Ernst Mauritz Manker (20 March 1893 – 1 February 1972) was a Swedish ethnographer, known for his work on Sami history and ethnography.

He was born in Tjörn, son of a sea captain, later a farmer. He graduated as fil.kand. from Göteborgs högskola 1924 with a major in ethnography. His first job was at Museum of Ethnography in Stockholm, where he studied African cultures and wrote Kristallbergens folk (1929).

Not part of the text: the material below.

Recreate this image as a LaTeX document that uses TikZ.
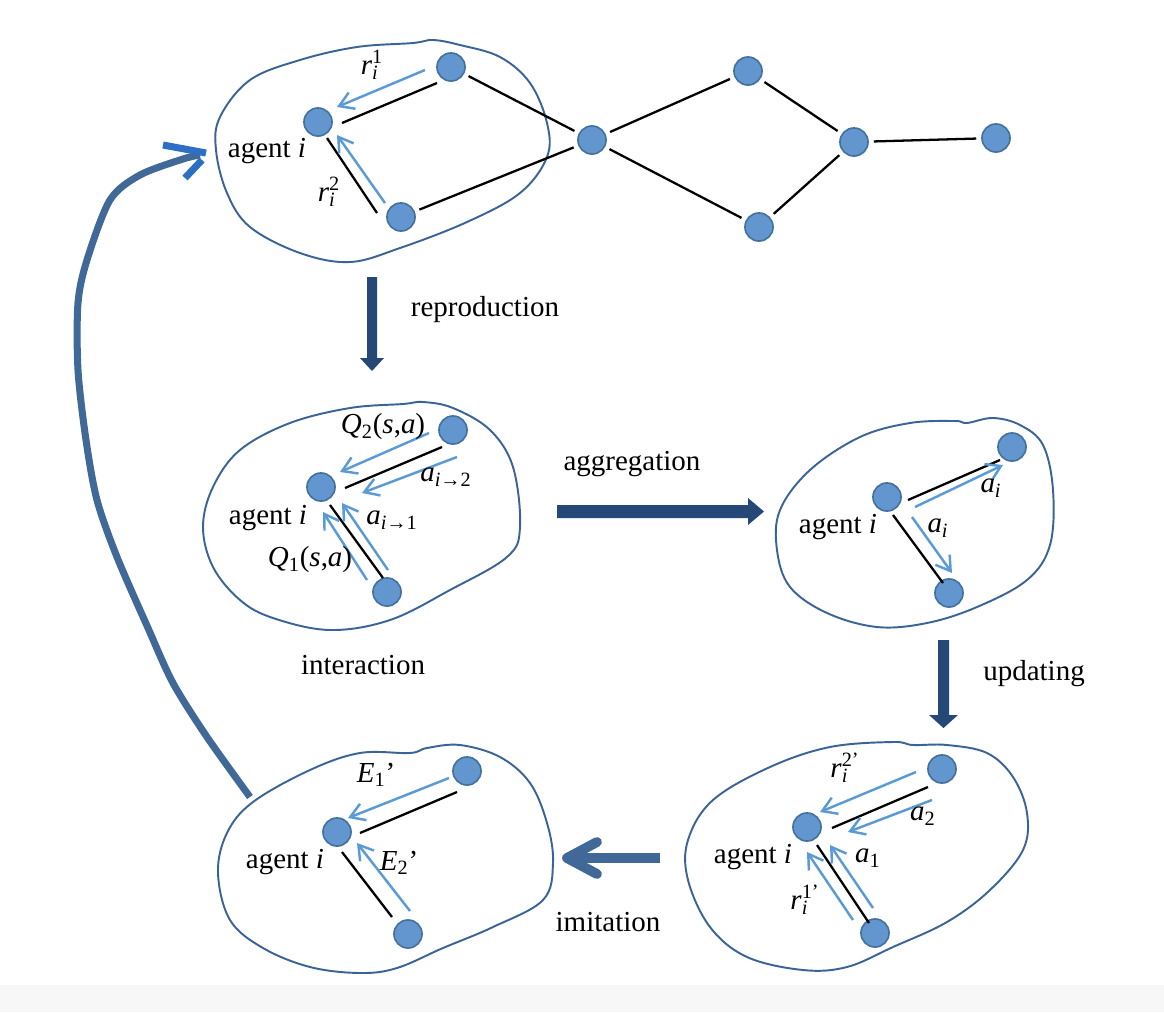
\documentclass[tikz,border=0pt]{standalone}
\usepackage{fontspec}
\setmainfont{Liberation Serif}
\usetikzlibrary{arrows.meta}
\definecolor{blobc}{RGB}{59,100,150}
\definecolor{nodefill}{RGB}{99,149,206}
\definecolor{nodeline}{RGB}{65,113,156}
\definecolor{lblue}{RGB}{91,155,213}
\definecolor{darkarr}{RGB}{37,72,118}
\definecolor{midarr}{RGB}{64,105,152}
\definecolor{headblue}{RGB}{45,112,195}
\newcommand{\ssup}[2]{\rlap{\textsubscript{#1}}\textsuperscript{#2}}
\begin{document}
\begin{tikzpicture}[x=0.02cm,y=-0.02cm,
  agent/.style={circle,fill=nodefill,draw=nodeline,line width=0.9pt,minimum size=16pt,inner sep=0pt},
  blob/.style={draw=blobc,line width=1.1pt},
  edge/.style={draw=black,line width=1.3pt,shorten >=2.8pt,shorten <=2.8pt},
  inedge/.style={draw=black,line width=1.3pt},
  barrow/.style={draw=lblue,line width=1.4pt,-{Straight Barb[length=8pt,width=10pt]}},
  lbl/.style={font=\fontsize{16.5}{19}\selectfont,inner sep=0pt},
  mlbl/.style={font=\fontsize{16.5}{19}\selectfont,inner sep=0pt}]
\useasboundingbox (0,0) rectangle (1164,1012);
\fill[white] (0,0) rectangle (1164,1012);
\fill[black!3] (0,985) rectangle (1164,1012);

% ---------- blobs ----------
\draw[blob] plot[smooth cycle,tension=0.6] coordinates {(433,40) (413,43) (357,47) (300,60) (250,80) (220,117) (216,150) (227,193) (250,227) (300,253) (350,262) (400,248) (467,222) (520,193) (547,157) (547,123) (530,83) (500,57) (460,45)};
\draw[blob] plot[smooth cycle,tension=0.6] coordinates {(423,402) (403,404) (350,408) (290,423) (240,450) (213,487) (203,527) (213,567) (240,600) (273,618) (330,630) (390,620) (450,590) (507,557) (520,527) (513,467) (490,430) (453,408)};
\draw[blob] plot[smooth cycle,tension=0.6] coordinates {(967,423) (955,421) (910,423) (860,437) (810,470) (780,510) (777,550) (790,587) (827,613) (877,627) (927,623) (977,607) (1027,580) (1050,545) (1053,490) (1043,445) (1020,425) (993,418)};
\draw[blob] plot[smooth cycle,tension=0.6] coordinates {(427,748) (410,753) (360,753) (310,770) (253,802) (227,833) (218,873) (230,920) (263,948) (310,967) (360,973) (397,968) (443,948) (493,927) (543,900) (553,863) (547,823) (530,783) (500,757) (460,745)};
\draw[blob] plot[smooth cycle,tension=0.6] coordinates {(913,745) (893,742) (830,747) (770,767) (713,800) (688,840) (688,880) (710,927) (747,957) (803,970) (847,967) (893,947) (947,922) (990,890) (1023,850) (1027,813) (1013,777) (987,753) (947,745)};

% ---------- top network ----------
\node[agent] (A0) at (318,122) {};
\node[agent] (N1) at (451,67) {};
\node[agent] (N2) at (401,217) {};
\node[agent] (C) at (592,140) {};
\node[agent] (T) at (748,71) {};
\node[agent] (B) at (759,227) {};
\node[agent] (R) at (854,142) {};
\node[agent] (F) at (996,138) {};
\draw[edge] (N1) -- (C);
\draw[edge] (N2) -- (C);
\draw[edge] (C) -- (T);
\draw[edge] (C) -- (B);
\draw[edge] (T) -- (R);
\draw[edge] (B) -- (R);
\draw[edge] (R) -- (F);
\coordinate (a0s1) at (342,123); \coordinate (a0e1) at (437,83);
\coordinate (a0s2) at (327,138); \coordinate (a0e2) at (377,213);
\draw[inedge] (a0s1) -- (a0e1);
\draw[inedge] (a0s2) -- (a0e2);
\coordinate (r1s) at (425,70); \coordinate (r1e) at (337,107);
\coordinate (r2s) at (385,203); \coordinate (r2e) at (337,135);
\draw[barrow] (r1s) -- (r1e);
\draw[barrow] (r2s) -- (r2e);
\node[lbl] (tA0) at (267,151) {agent \textit{i}};
\node[mlbl] (tr1) at (372,65) {\textit{r}\ssup{\textit{i}}{1}};
\node[mlbl] (tr2) at (329,192) {\textit{r}\ssup{\textit{i}}{2}};

% ---------- middle left (interaction) ----------
\node[agent] (A1) at (321,487) {};
\node[agent] (P1) at (453,430) {};
\node[agent] (P2) at (387,592) {};
\coordinate (m1a) at (345,488); \coordinate (m1b) at (442,447);
\coordinate (m2a) at (330,505); \coordinate (m2b) at (383,578);
\draw[inedge] (m1a) -- (m1b);
\draw[inedge] (m2a) -- (m2b);
\coordinate (q2s) at (429,433); \coordinate (q2e) at (340,472);
\coordinate (a2s) at (457,457); \coordinate (a2e) at (362,493);
\coordinate (q1s) at (367,580); \coordinate (q1e) at (323,512);
\coordinate (a1s) at (388,570); \coordinate (a1e) at (342,503);
\draw[barrow] (q2s) -- (q2e);
\draw[barrow] (a2s) -- (a2e);
\draw[barrow] (q1s) -- (q1e);
\draw[barrow] (a1s) -- (a1e);
\node[lbl] (tA1) at (268,518) {agent \textit{i}};
\node[mlbl] (tq2) at (383,427) {\textit{Q}\textsubscript{2}(\textit{s},\textit{a})};
\node[mlbl] (ta2) at (446,477) {\textit{a}\textsubscript{\textit{i}→2}};
\node[mlbl] (ta1) at (392,520) {\textit{a}\textsubscript{\textit{i}→1}};
\node[mlbl] (tq1) at (310,560) {\textit{Q}\textsubscript{1}(\textit{s},\textit{a})};
\node[lbl] (tint) at (363,665) {interaction};

% ---------- middle right (aggregation) ----------
\node[agent] (A2) at (887,497) {};
\node[agent] (S1) at (1012,447) {};
\node[agent] (S2) at (949,593) {};
\coordinate (g1a) at (908,500); \coordinate (g1b) at (1000,460);
\coordinate (g2a) at (893,515); \coordinate (g2b) at (943,583);
\draw[inedge] (g1a) -- (g1b);
\draw[inedge] (g2a) -- (g2b);
\coordinate (ai1s) at (915,507); \coordinate (ai1e) at (1003,465);
\coordinate (ai2s) at (912,517); \coordinate (ai2e) at (952,573);
\draw[barrow] (ai1s) -- (ai1e);
\draw[barrow] (ai2s) -- (ai2e);
\node[lbl] (tA2) at (838,527) {agent \textit{i}};
\node[mlbl] (tai1) at (991,488) {\textit{a}\textsubscript{\textit{i}}};
\node[mlbl] (tai2) at (938,528) {\textit{a}\textsubscript{\textit{i}}};

% ---------- bottom left (imitation result) ----------
\node[agent] (A3) at (337,832) {};
\node[agent] (U1) at (467,771) {};
\node[agent] (U2) at (408,934) {};
\coordinate (b1a) at (360,833); \coordinate (b1b) at (457,792);
\coordinate (b2a) at (342,852); \coordinate (b2b) at (392,917);
\draw[inedge] (b1a) -- (b1b);
\draw[inedge] (b2a) -- (b2b);
\coordinate (e1s) at (449,778); \coordinate (e1e) at (348,818);
\coordinate (e2s) at (410,911); \coordinate (e2e) at (357,843);
\draw[barrow] (e1s) -- (e1e);
\draw[barrow] (e2s) -- (e2e);
\node[lbl] (tA3) at (285,862) {agent \textit{i}};
\node[mlbl] (te1) at (376,775) {\textit{E}\textsubscript{1}’};
\node[mlbl] (te2) at (399,863) {\textit{E}\textsubscript{2}’};

% ---------- bottom right (updating) ----------
\node[agent] (A4) at (807,827) {};
\node[agent] (V1) at (942,769) {};
\node[agent] (V2) at (875,933) {};
\coordinate (d1a) at (832,828); \coordinate (d1b) at (928,787);
\coordinate (d2a) at (817,845); \coordinate (d2b) at (869,923);
\draw[inedge] (d1a) -- (d1b);
\draw[inedge] (d2a) -- (d2b);
\coordinate (u1s) at (916,772); \coordinate (u1e) at (820,812);
\coordinate (u2s) at (932,800); \coordinate (u2e) at (848,832);
\coordinate (u3s) at (853,920); \coordinate (u3e) at (807,852);
\coordinate (u4s) at (873,908); \coordinate (u4e) at (830,845);
\draw[barrow] (u1s) -- (u1e);
\draw[barrow] (u2s) -- (u2e);
\draw[barrow] (u3s) -- (u3e);
\draw[barrow] (u4s) -- (u4e);
\node[lbl] (tA4) at (753,857) {agent \textit{i}};
\node[mlbl] (tr2p) at (845,768) {\textit{r}\ssup{\textit{i}}{2'}};
\node[mlbl] (ta2p) at (923,816) {\textit{a}\textsubscript{2}};
\node[mlbl] (ta1p) at (868,858) {\textit{a}\textsubscript{1}};
\node[mlbl] (tr1p) at (805,900) {\textit{r}\ssup{\textit{i}}{1'}};

% ---------- process arrows ----------
\fill[darkarr] (367,277) -- (377,277) -- (377,358) -- (384,358) -- (372,371) -- (360,358) -- (367,358) -- cycle;
\node[lbl] (trep) at (485,310) {reproduction};
\fill[darkarr] (557,505) -- (748,505) -- (748,498) -- (764,511.5) -- (748,525) -- (748,518) -- (557,518) -- cycle;
\node[lbl] (tagg) at (632,464) {aggregation};
\fill[darkarr] (938,640) -- (949,640) -- (949,715) -- (958,715) -- (943.5,728) -- (929,715) -- (938,715) -- cycle;
\node[lbl] (tupd) at (1034,674) {updating};
\draw[midarr,line width=5.6pt] (660,858) -- (572,858);
\draw[midarr,line width=5.6pt,line cap=round,line join=round] (597,842) -- (567,858) -- (597,874);
\node[lbl] (timi) at (608,922) {imitation};

% ---------- big return arrow ----------
\draw[midarr,line width=4pt] plot[smooth,tension=0.5] coordinates {(250,797) (207,737) (173,683) (148,628) (117,557) (97,500) (86,440) (78,370) (78,303) (87,260) (110,200) (140,175) (183,159) (200,155)};
\draw[headblue,line width=4pt] (163,145) -- (206,153);
\draw[headblue,line width=4pt] (185,178) -- (202,160);
\end{tikzpicture}
\end{document}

Journeys in Sami districts in the 1920s, especially a trekking in 1926, made Sami history his main field. When a Sami section was established at Nordic Museum in 1939, he became its first manager. By then, he was already working with his major work on sami drums, Die lappische Zaubertrommel (2 volumes, 1938 og 1950). He also wrote The nomadism of the Swedish mountain Lapps (1953), Lapparnas heliga ställen (1957) og Fångstgropar och stalotomter (1960).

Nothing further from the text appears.